HighlightsWarriors on Wheels founder, Mary Alisa Franklin, brings campaign to Belize

BELIZE CITY, Wed. Sept. 6, 2017–Unless you’ve spent a day in a wheelchair, you very likely cannot begin to fathom the everyday challenges with which a paraplegic has to contend on a regular basis.

Imagine having to crawl up the stairway to get into a plane because help is refused, as was the case with a man in Japan, to enable safe boarding onto a commercial flight! And imagine the dread of being carried down wobbly stairs from an aircraft, just because a lift, which would make for safer conveyance, is unavailable.

Provisions to enable people with diverse abilities to move around as independently as possible are fundamental to ensuring that these persons can go where they want to go, when they need to go. It is their right to seek and demand the fullest human existence possible.

When Mary Lisa Franklin, 58, sister of Kremandala’s Virginia Echols, was injured in a road traffic accident 21 years ago, it devastated her. She realizes that she did not have to survive it, and her very survival gave her the impetus to achieve a higher calling in advocating for better amenities for people who are wheelchair-bound. She has been doing so through her organization, Warriors on Wheels, engaging in everything from dialogue to protests – all peacefully executed to achieve their cause.

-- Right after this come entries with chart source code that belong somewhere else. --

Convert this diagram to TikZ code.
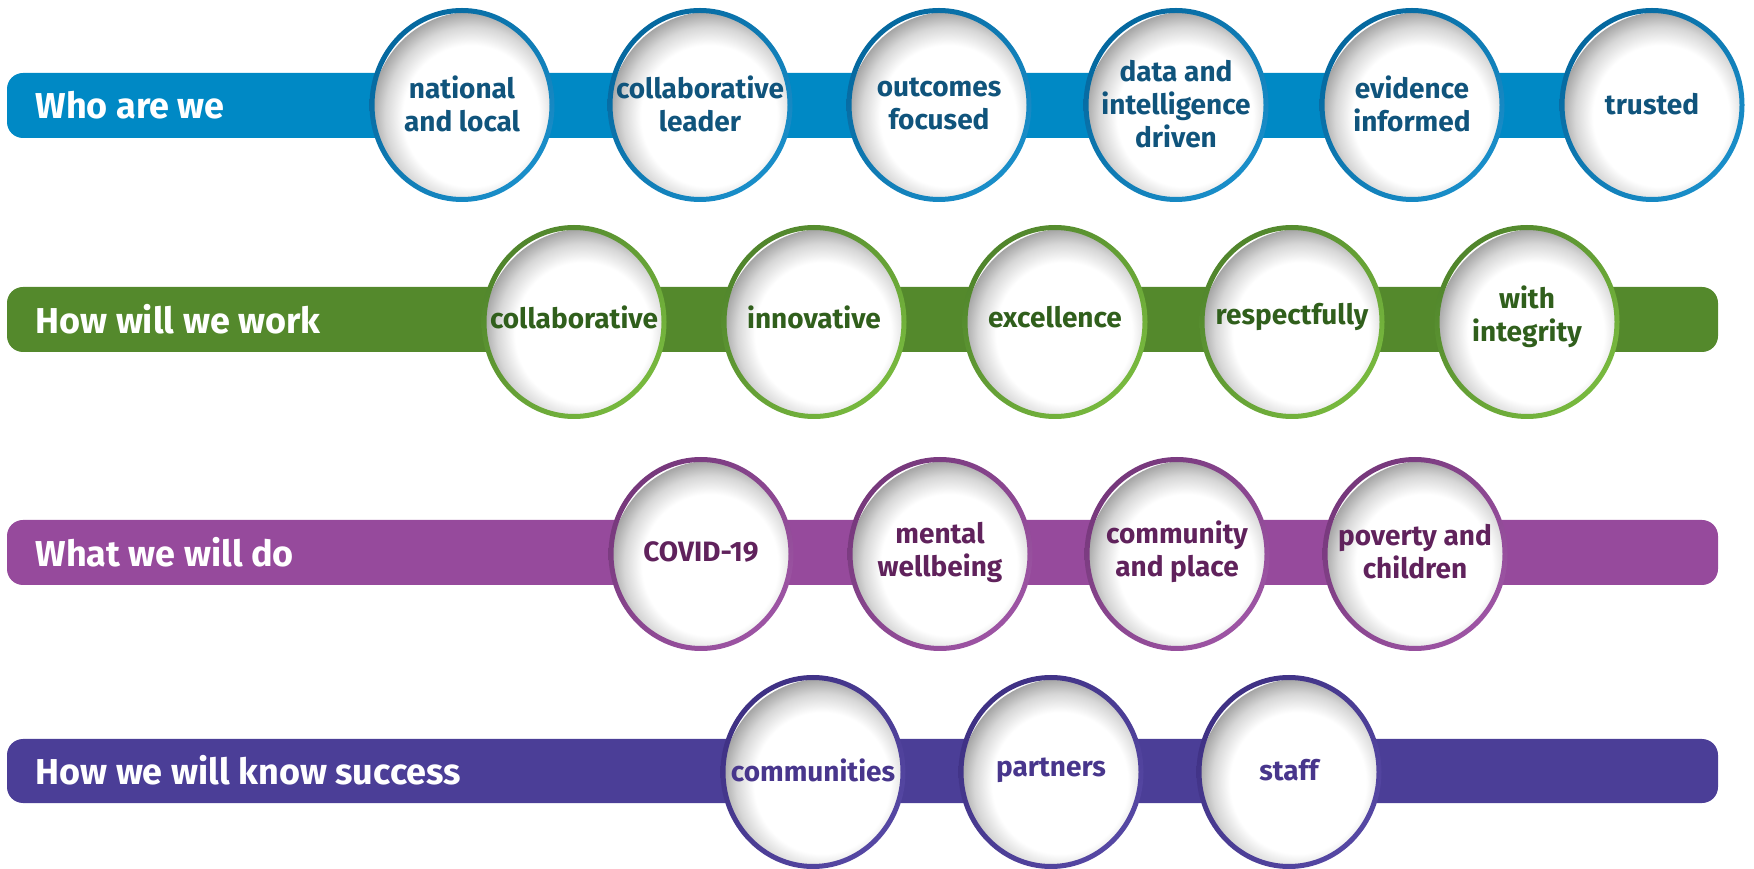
\documentclass[tikz,border=0pt]{standalone}
\usepackage{fontspec}
\setmainfont{Fira Sans}
\usetikzlibrary{shapes.geometric,shadings}

\definecolor{whoBar}{RGB}{0,137,197}
\definecolor{whoDark}{RGB}{0,96,150}
\definecolor{whoLight}{RGB}{30,150,210}
\definecolor{whoText}{RGB}{16,84,124}
\definecolor{workBar}{RGB}{84,137,44}
\definecolor{workDark}{RGB}{72,122,40}
\definecolor{workLight}{RGB}{128,196,66}
\definecolor{workText}{RGB}{48,95,28}
\definecolor{doBar}{RGB}{150,74,156}
\definecolor{doDark}{RGB}{110,50,115}
\definecolor{doLight}{RGB}{165,90,172}
\definecolor{doText}{RGB}{96,34,92}
\definecolor{knowBar}{RGB}{75,62,151}
\definecolor{knowDark}{RGB}{58,44,125}
\definecolor{knowLight}{RGB}{90,76,170}
\definecolor{knowText}{RGB}{72,54,140}
\definecolor{rimShadow}{RGB}{165,165,165}

% white bubble with a soft shadow on the upper left inside
\pgfdeclareradialshading{bubbleshade}{\pgfpoint{0bp}{0bp}}{color(0bp)=(white); color(17bp)=(white); color(21.5bp)=(rimShadow!45!white); color(25bp)=(rimShadow); color(50bp)=(rimShadow)}

\tikzset{
  bar/.style={fill=#1, rounded corners=16pt},
  title/.style={anchor=west, text=white, font=\bfseries\fontsize{36}{42}\selectfont},
  label/.style={align=center, inner sep=0pt, text=#1,
    font=\bfseries\fontsize{28}{33}\selectfont},
  rim/.style 2 args={even odd rule, upper left=#1, lower right=#2,
    upper right=#1!50!#2, lower left=#1!50!#2},
}
% one bubble: white inside, shadow, coloured rim
\newcommand{\bubbleat}[3]{%
  \fill[white] #1 ellipse[x radius=90, y radius=94.5];
  \begin{scope}
    \clip #1 ellipse[x radius=90, y radius=94.5];
    \shade[shading=bubbleshade] #1 ++(9,-11) ellipse[x radius=100, y radius=104];
  \end{scope}
  \shade[rim={#2}{#3}] #1 ellipse[x radius=92.5, y radius=97]
    #1 ellipse[x radius=87.5, y radius=92];
}

\begin{document}
\begin{tikzpicture}[x=1pt, y=1pt]
  \useasboundingbox (0,0) rectangle (1754,868);
  % Who are we
  \fill[bar=whoBar] (7,730) rectangle (1652,795);
  \node[title] (who) at (32,763) {Who are we};
  \foreach \x/\txt [count=\i] in {462/national\\and local, 700/collaborative\\leader,
      939/outcomes\\focused, 1176/data and\\intelligence\\driven,
      1412/evidence\\informed, 1652/trusted}{
    \bubbleat{(\x,763)}{whoDark}{whoLight}
    \node[label=whoText] (who-\i) at (\x,764) {\txt};
  }
  % How will we work
  \fill[bar=workBar] (7,516) rectangle (1718,581);
  \node[title] (work) at (32,549) {How will we work};
  \foreach \x/\txt [count=\i] in {574/collaborative, 814/innovative, 1055/excellence,
      1292/respectfully, 1527/with\\integrity}{
    \bubbleat{(\x,546)}{workDark}{workLight}
    \node[label=workText] (work-\i) at (\x,551) {\txt};
  }
  % What we will do
  \fill[bar=doBar] (7,283) rectangle (1718,348);
  \node[title] (do) at (32,316) {What we will do};
  \foreach \x/\txt [count=\i] in {701/COVID-19, 940/mental\\wellbeing,
      1177/community\\and place, 1415/poverty and\\children}{
    \bubbleat{(\x,314)}{doDark}{doLight}
    \node[label=doText] (do-\i) at (\x,316) {\txt};
  }
  % How we will know success
  \fill[bar=knowBar] (7,65) rectangle (1718,129);
  \node[title] (know) at (32,98) {How we will know success};
  \foreach \x/\txt [count=\i] in {813/communities, 1051/partners, 1289/staff}{
    \bubbleat{(\x,96)}{knowDark}{knowLight}
    \node[label=knowText] (know-\i) at (\x,98) {\txt};
  }
\end{tikzpicture}
\end{document}
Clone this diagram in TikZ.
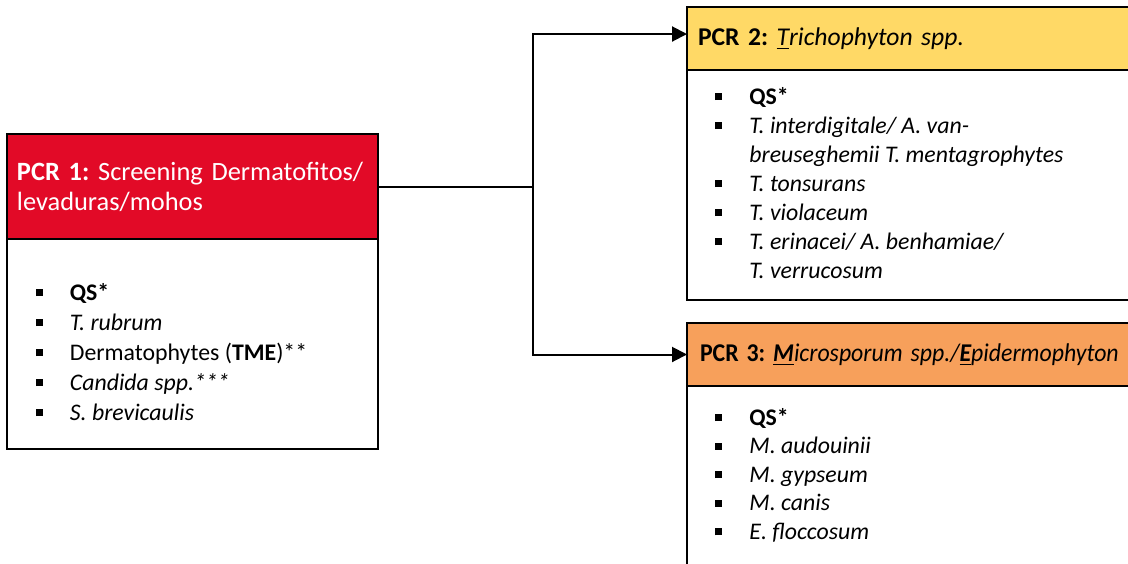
\documentclass[tikz,border=0pt]{standalone}
\usepackage{fontspec}
\setmainfont{Carlito}
\frenchspacing
\usetikzlibrary{positioning,arrows.meta}
\definecolor{pcrred}{HTML}{E20A27}
\definecolor{pcryellow}{HTML}{FFD966}
\definecolor{pcrorange}{HTML}{F7A05B}
\tikzset{>={Triangle[length=7.5pt,width=7.5pt]}}
\tikzstyle{header}=[rectangle, draw, line width=0.75pt, outer sep=0pt, inner xsep=5.5pt, align=left, anchor=north west, font=\fontsize{12.8}{15}\selectfont]
\tikzstyle{bodybox}=[rectangle, draw, line width=0.75pt, outer sep=0pt]
\tikzstyle{itemlist}=[inner sep=0pt, anchor=north west, align=left, font=\fontsize{11.9}{14.5}\selectfont]
\newcommand{\bul}{\llap{\rule[2pt]{3.5pt}{3.5pt}\hspace{13.5pt}}}

\begin{document}
\begin{tikzpicture}[x=1pt, y=-1pt]
\useasboundingbox (0,0) rectangle (564,281.5);
\clip (0,0) rectangle (564,281.5);
% screening
\node[header, fill=pcrred, text=white, minimum height=52.5pt, text width=175.5pt, inner xsep=5pt, font=\fontsize{13.2}{15}\selectfont] (pcr1) at (3.5,67) {\raisebox{-1pt}{\textbf{PCR 1:} Screening Dermatofitos/}\\\raisebox{-1pt}{levaduras/mohos}};
\node[bodybox, minimum width=185.5pt, minimum height=105pt, below=0pt of pcr1] (body1) {};
\node[itemlist, font=\fontsize{11.9}{15}\selectfont] (list1) at (34.75,141.3) {\bul\textbf{QS*}\\
\bul\textit{T. rubrum}\\
\bul Dermatophytes (\textbf{TME})**\\
\bul\textit{Candida spp.***}\\
\bul\textit{S. brevicaulis}};
% trichophyton
\node[header, fill=pcryellow, minimum height=31.5pt, text width=229pt] (pcr2) at (343.5,3.5) {\raisebox{1pt}{\textbf{PCR 2:} \textit{\underline{T}richophyton spp.}}};
\node[bodybox, minimum width=240pt, minimum height=115pt, below=0pt of pcr2] (body2) {};
\node[itemlist] (list2) at (374.5,43.3) {\bul\textbf{QS*}\\
\bul\textit{T. interdigitale/ A. van-}\\
\textit{breuseghemii T. mentagrophytes}\\
\bul\textit{T. tonsurans}\\
\bul\textit{T. violaceum}\\
\bul\textit{T. erinacei/ A. benhamiae/}\\
\textit{T. verrucosum}};
% microsporum / epidermophyton
\node[header, fill=pcrorange, minimum height=31.5pt, text width=227pt, inner xsep=6.5pt] (pcr3) at (343.5,161.5) {\scalebox{0.93}[1]{\textbf{PCR 3: \textit{\underline{M}}}\textit{icrosporum spp./\textbf{\underline{E}}pidermophyton}}};
\node[bodybox, minimum width=240pt, minimum height=150pt, below=0pt of pcr3] (body3) {};
\node[itemlist, font=\fontsize{11.9}{14.3}\selectfont] (list3) at (374.5,203.8) {\bul\textbf{QS*}\\
\bul\textit{M. audouinii}\\
\bul\textit{M. gypseum}\\
\bul\textit{M. canis}\\
\bul\textit{E. floccosum}};
% connectors
\coordinate (fork) at (266.5,93.25);
\draw[line width=1pt] (pcr1.east) -- (fork);
\draw[->, line width=1pt] (fork) |- ([yshift=2.25pt]pcr2.west);
\draw[->, line width=1pt] (fork) |- (pcr3.west);
\end{tikzpicture}
\end{document}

In an interview with Amandala today, Franklin, who is in Belize from September 5 to 11 for the 70th birthday celebration of Virginia Echols, recounted: “I was in an automobile accident in 1996. A drunk driver hit the car I was riding in and I had a spinal cord injury. So from that point on, noticing how inaccessible the community was and how hard it was to get into certain public places, I decided to do something about it and that’s how I started the organization.”

Franklin says that whereas there are things that she needs help with, there are other things she can do for herself.

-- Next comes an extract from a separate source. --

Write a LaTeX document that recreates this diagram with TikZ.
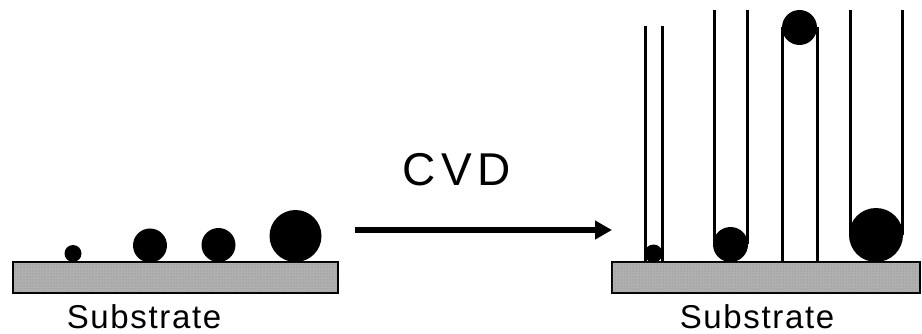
\documentclass[tikz,border=0pt]{standalone}
\usepackage{fontspec}
\setmainfont{Liberation Sans}
\newfontfamily\sublabelfont[LetterSpace=5]{Liberation Sans}
\newfontfamily\processfont[LetterSpace=12]{Liberation Sans}
\usetikzlibrary{arrows.meta,patterns}
\definecolor{substrategray}{RGB}{176,176,176}
\definecolor{substratedots}{RGB}{130,130,130}
\begin{document}
\begin{tikzpicture}[x=1pt,y=-1pt,
  substrate/.style={draw=black, line width=1.6pt, fill=substrategray,
    postaction={pattern=dots, pattern color=substratedots}},
  tube/.style={draw=black, line width=3pt},
  catalyst/.style={fill=black},
  sublabel/.style={anchor=base, inner sep=0pt, font=\sublabelfont\fontsize{33}{38}\selectfont},
  processlabel/.style={anchor=base, inner sep=0pt, font=\processfont\fontsize{46}{52}\selectfont},
  processarrow/.style={line width=5.5pt, -{Triangle[length=17pt,width=18pt]}}]
\useasboundingbox (0,0) rectangle (922,334);

% before growth: catalyst particles on the substrate
\draw[substrate] (13,262) rectangle (338,293);
\fill[catalyst] (73,253.5) circle (8.5);
\fill[catalyst] (150,245.5) circle (17);
\fill[catalyst] (218.5,245) circle (17);
\fill[catalyst] (295.5,236) circle (26);
\node[sublabel] (subleft) at (144,328) {Substrate};

% process step
\coordinate (arrowfrom) at (355,230);
\coordinate (arrowto) at (612,230);
\draw[processarrow] (arrowfrom) -- (arrowto);
\node[processlabel] (cvd) at (457,186) {CVD};

% after growth: tubes on the substrate
\draw[substrate] (612,262) rectangle (920,293);
% thin tube, small particle at the base
\draw[tube] (645,26) -- (645,262);
\draw[tube] (662,26) -- (662,262);
\fill[catalyst] (653.5,253.5) circle (9);
% tube with particle at the base
\draw[tube] (714,10) -- (714,244.5);
\draw[tube] (747,10) -- (747,244.5);
\fill[catalyst] (730.5,244.5) circle (17.5);
% tube with particle at the tip
\draw[tube] (782,27.5) -- (782,262);
\draw[tube] (817,27.5) -- (817,262);
\fill[catalyst] (799.5,27.5) circle (17.5);
% wide tube, large particle at the base
\draw[tube] (850,10) -- (850,235);
\draw[tube] (902,10) -- (902,235);
\fill[catalyst] (876,235) circle (27);
\node[sublabel] (subright) at (757,328) {Substrate};
\end{tikzpicture}
\end{document}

“I can still wash dishes and cook,” she said, adding later that she also loves kayaking.

“When you think of things that should be in place to aid our independence, then those things should be done because we are citizens who [are deserving], just like the next person,” Franklin expressed.

When Franklin, who lives in Detroit, Michigan, came to Belize via a commercial flight, she was the last passenger to exit the airplane, and that was because she had to be carried down the stairs strapped in an aisle seat. At 5 feet 9 inches tall, she knew that she would have challenges with her legs.

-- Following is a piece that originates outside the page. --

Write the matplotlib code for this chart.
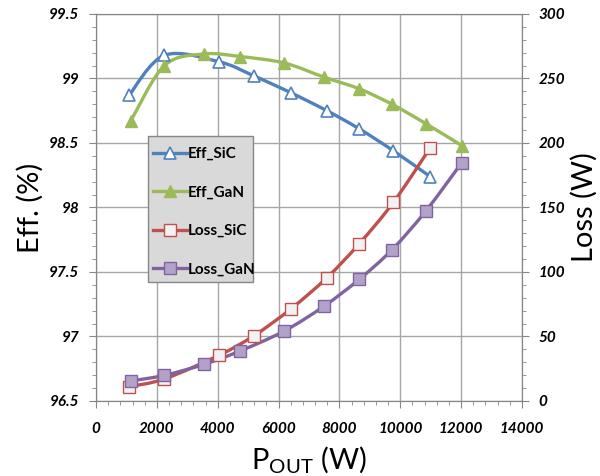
import numpy as np
import matplotlib
matplotlib.use('Agg')
from matplotlib import pyplot as plt
from matplotlib.ticker import MultipleLocator
from matplotlib.patches import Rectangle, PathPatch
from matplotlib.path import Path
from matplotlib.lines import Line2D

p_sic = [1085, 2250, 4040, 5190, 6400, 7590, 8650, 9770, 10980]
eff_sic = [98.87, 99.18, 99.13, 99.02, 98.89, 98.75, 98.61, 98.44, 98.24]
loss_sic = [11.1, 17.1, 35.4, 50.6, 71.3, 95.6, 121.9, 153.9, 196.1]

p_gan = [1140, 2250, 3550, 4740, 6190, 7500, 8650, 9730, 10840, 12020]
eff_gan = [98.67, 99.10, 99.19, 99.17, 99.12, 99.01, 98.92, 98.80, 98.65, 98.48]
loss_gan = [15.5, 19.9, 28.4, 38.8, 54.3, 73.6, 94.3, 117.3, 147.3, 184.7]

FONT = 'Lato'
tick_font = {'family': FONT, 'weight': 'bold', 'style': 'italic', 'size': 11}


def smooth_path(x, y):
    # Excel-style smoothed line: cubic Bezier through the points (Catmull-Rom)
    pts = np.column_stack([x, y]).astype(float)
    ext = np.vstack([pts[0], pts, pts[-1]])
    verts = [pts[0]]
    codes = [Path.MOVETO]
    for i in range(len(pts) - 1):
        p0, p1, p2, p3 = ext[i], ext[i + 1], ext[i + 2], ext[i + 3]
        verts += [p1 + (p2 - p0) / 6, p2 - (p3 - p1) / 6, p2]
        codes += [Path.CURVE4] * 3
    return Path(verts, codes)


def series(a, x, y, color, marker, ms, mfc, mew, label):
    a.add_patch(PathPatch(smooth_path(x, y), fill=False, edgecolor=color,
                          lw=2.4, capstyle='round', joinstyle='round', zorder=2))
    a.plot(x, y, ls='none', marker=marker, ms=ms, mfc=mfc, mec=color,
           mew=mew, zorder=3)
    return Line2D([], [], color=color, lw=2.4, marker=marker, ms=ms,
                  mfc=mfc, mec=color, mew=mew, label=label)


fig = plt.figure(figsize=(6, 4.76), dpi=100)
ax = fig.add_axes([0.16, 0.1576, 0.71, 0.813])
ax2 = ax.twinx()

h1 = series(ax, p_sic, eff_sic, '#4F81BD', '^', 9, 'white', 1.2, 'Eff_SiC')
h2 = series(ax, p_gan, eff_gan, '#9BBB59', '^', 9, '#9BBB59', 1.0, 'Eff_GaN')
h3 = series(ax2, p_sic, loss_sic, '#C0504D', 's', 8, '#F2F2F2', 1.0, 'Loss_SiC')
h4 = series(ax2, p_gan, loss_gan, '#8064A2', 's', 8, '#B3A2C7', 1.0, 'Loss_GaN')

ax.set_xlim(0, 14000)
ax.set_ylim(96.5, 99.5)
ax2.set_ylim(0, 300)
ax.xaxis.set_major_locator(MultipleLocator(2000))
ax.xaxis.set_minor_locator(MultipleLocator(400))
ax.yaxis.set_major_locator(MultipleLocator(0.5))
ax.yaxis.set_minor_locator(MultipleLocator(0.1))
ax2.yaxis.set_major_locator(MultipleLocator(50))
ax2.yaxis.set_minor_locator(MultipleLocator(10))

ax.grid(True, which='major', color='#A6A6A6', lw=1.0)
ax.set_axisbelow(True)
for a in (ax, ax2):
    for s in a.spines.values():
        s.set_color('#878787')
    a.tick_params(which='both', color='#878787', direction='out')
    a.tick_params(which='major', length=5, pad=7)
    a.tick_params(which='minor', length=3)
ax.tick_params(axis='x', which='major', pad=10)

ax.set_yticks(ax.get_yticks())
ax.set_yticklabels(['%g' % v for v in ax.get_yticks()], fontdict=tick_font)
ax.set_xticks(ax.get_xticks())
ax.set_xticklabels(['%d' % v for v in ax.get_xticks()], fontdict=tick_font)
ax2.set_yticks(ax2.get_yticks())
ax2.set_yticklabels(['%d' % v for v in ax2.get_yticks()], fontdict=tick_font)
ax.set_ylim(96.5, 99.5)
ax2.set_ylim(0, 300)
ax.set_xlim(0, 14000)

ax.set_xlabel('P$_{\\mathregular{OUT}}$ (W)', fontsize=21, family=FONT, labelpad=6)
ax.set_ylabel('Eff. (%)', fontsize=21, family=FONT, labelpad=4)
ax2.set_ylabel('Loss (W)', fontsize=21, family=FONT, labelpad=4)

# legend box (grey panel) with the entries laid over it
ax.add_patch(Rectangle((0.122, 0.3075), 0.2465, 0.3773, transform=ax.transAxes,
                       facecolor='#D9D9D9', edgecolor='#878787', lw=1.0, zorder=4))
leg = ax.legend(handles=[h1, h2, h3, h4], loc='upper left',
                bbox_to_anchor=(0.134, 0.656), frameon=False,
                labelspacing=1.6, handlelength=2.2, handletextpad=0.1,
                borderpad=0, borderaxespad=0,
                prop={'family': FONT, 'weight': 'bold', 'size': 11})
leg.set_zorder(5)

plt.savefig('out.png')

“I felt uncomfortable. They lifted me in the air and that was scary!” she expressed.

She said that her knees and legs were strapped down, and her arms crisscrossed in front of her. She was then placed in a wheelchair at the foot of the stairs.

Her deeper concern is for others who may weigh more or be taller than she is, and who may not want to have their independence taken away.

When I was in the States, I did some research and found that there is a company that makes ramps…” said Franklin. She is awaiting an estimate, and she believes that the airlines which come to Belize could collaborate to purchase the lifter to aid in ground transportation not just for persons who use wheelchairs but also the elderly, who are assisted on arrival with wheelchairs to move through Immigration and Customs posts at the airport.

Franklin has teamed up with the Belize Association for People with Diverse Abilities (BAPDA) to offer a session at the Radisson Fort George Hotel this week for families who all of a sudden find themselves with a person that has become physically challenged.

“I didn’t have to survive that night, but I did and I came back stronger than ever and He has opened a lot of doors for me…” she said, optimistic that her advocacy here in Belize could also pay economic dividends for the tourism sector, as adding a lifter for airplanes and other needed amenities that would help persons be more independent would attract more tourists with diverse abilities to Belize.